**SET EXERCISE:**
Copy each line of the records that holds the string "this".

--- start INFORMATION SUPPLIED ---

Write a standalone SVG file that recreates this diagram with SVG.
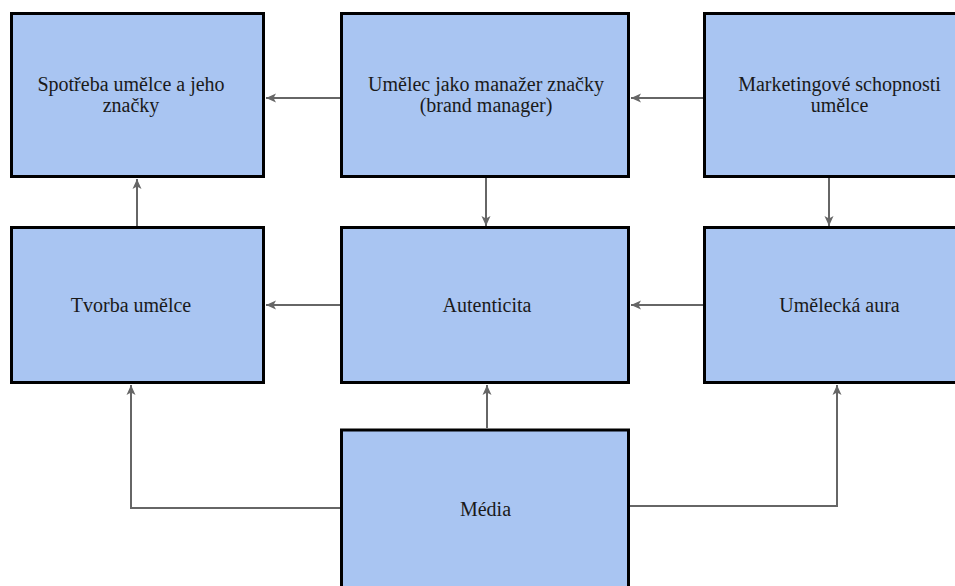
<svg xmlns="http://www.w3.org/2000/svg" width="955" height="586" viewBox="0 0 955 586">
<style>
.box{fill:#a9c5f2;stroke:#000;stroke-width:3}
.lbl{font-size:20px;fill:#1a1a1a;text-anchor:middle}
.edge{fill:none;stroke:#666;stroke-width:2;marker-end:url(#arr)}
</style>
<defs>
<marker id="arr" markerUnits="userSpaceOnUse" markerWidth="12" markerHeight="12" viewBox="0 0 12 12" refX="11" refY="6" orient="auto">
<path d="M1,1.5 L11,6 L1,10.5 L3.5,6 z" fill="#666"/>
</marker>
</defs>
<rect width="955" height="586" fill="#fff"/>
<g font-family="'Liberation Serif', 'Times New Roman', Times, serif">
<g id="n-spotreba"><rect class="box" x="11.5" y="13.5" width="252" height="163"/><text class="lbl" x="131" y="91">Spotřeba umělce a jeho</text><text class="lbl" x="131" y="112">značky</text></g>
<g id="n-manazer"><rect class="box" x="341.5" y="13.5" width="287" height="163"/><text class="lbl" x="486" y="91">Umělec jako manažer značky</text><text class="lbl" x="486" y="112">(brand manager)</text></g>
<g id="n-marketing"><rect class="box" x="704.5" y="13.5" width="270" height="163"/><text class="lbl" x="839.5" y="91">Marketingové schopnosti</text><text class="lbl" x="839.5" y="112">umělce</text></g>
<g id="n-tvorba"><rect class="box" x="11.5" y="227.5" width="252" height="155"/><text class="lbl" x="131" y="312">Tvorba umělce</text></g>
<g id="n-autenticita"><rect class="box" x="341.5" y="227.5" width="287" height="155"/><text class="lbl" x="487" y="312">Autenticita</text></g>
<g id="n-aura"><rect class="box" x="704.5" y="227.5" width="270" height="155"/><text class="lbl" x="839.5" y="312">Umělecká aura</text></g>
<g id="n-media"><rect class="box" x="341.5" y="430" width="287" height="180"/><text class="lbl" x="485.5" y="516">Média</text></g>
</g>
<g id="connectors">
<path class="edge" d="M340,98 L266,98"/>
<path class="edge" d="M703,98 L631,98"/>
<path class="edge" d="M137,226 L137,179"/>
<path class="edge" d="M486,178 L486,226"/>
<path class="edge" d="M829,178 L829,226"/>
<path class="edge" d="M340,305 L266,305"/>
<path class="edge" d="M703,305 L631,305"/>
<path class="edge" d="M487,428 L487,385"/>
<path class="edge" d="M340,508 L131,508 L131,385"/>
<path class="edge" d="M630,506 L837,506 L837,385"/>
</g>
</svg>
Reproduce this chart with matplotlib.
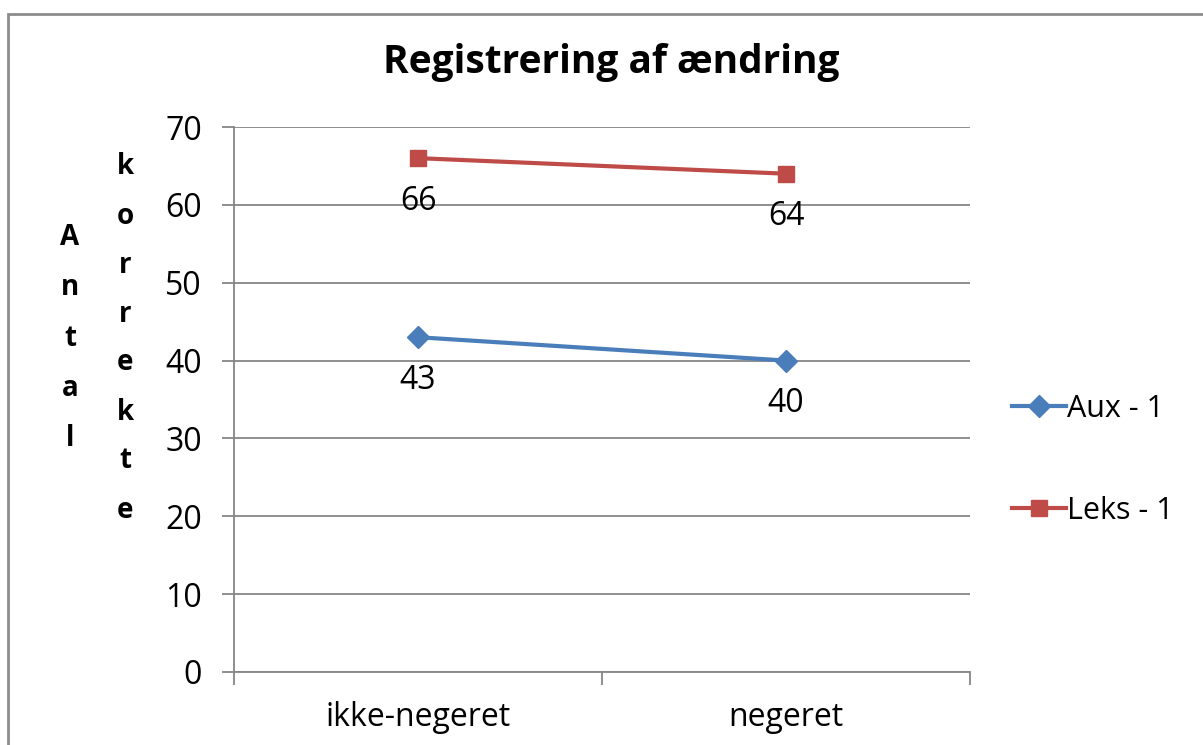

--- end INFORMATION SUPPLIED ---

**SOLUTION TO THE PROBLEM:**
Write a standalone SVG file that recreates this diagram with SVG.
Reproduce this chart with matplotlib.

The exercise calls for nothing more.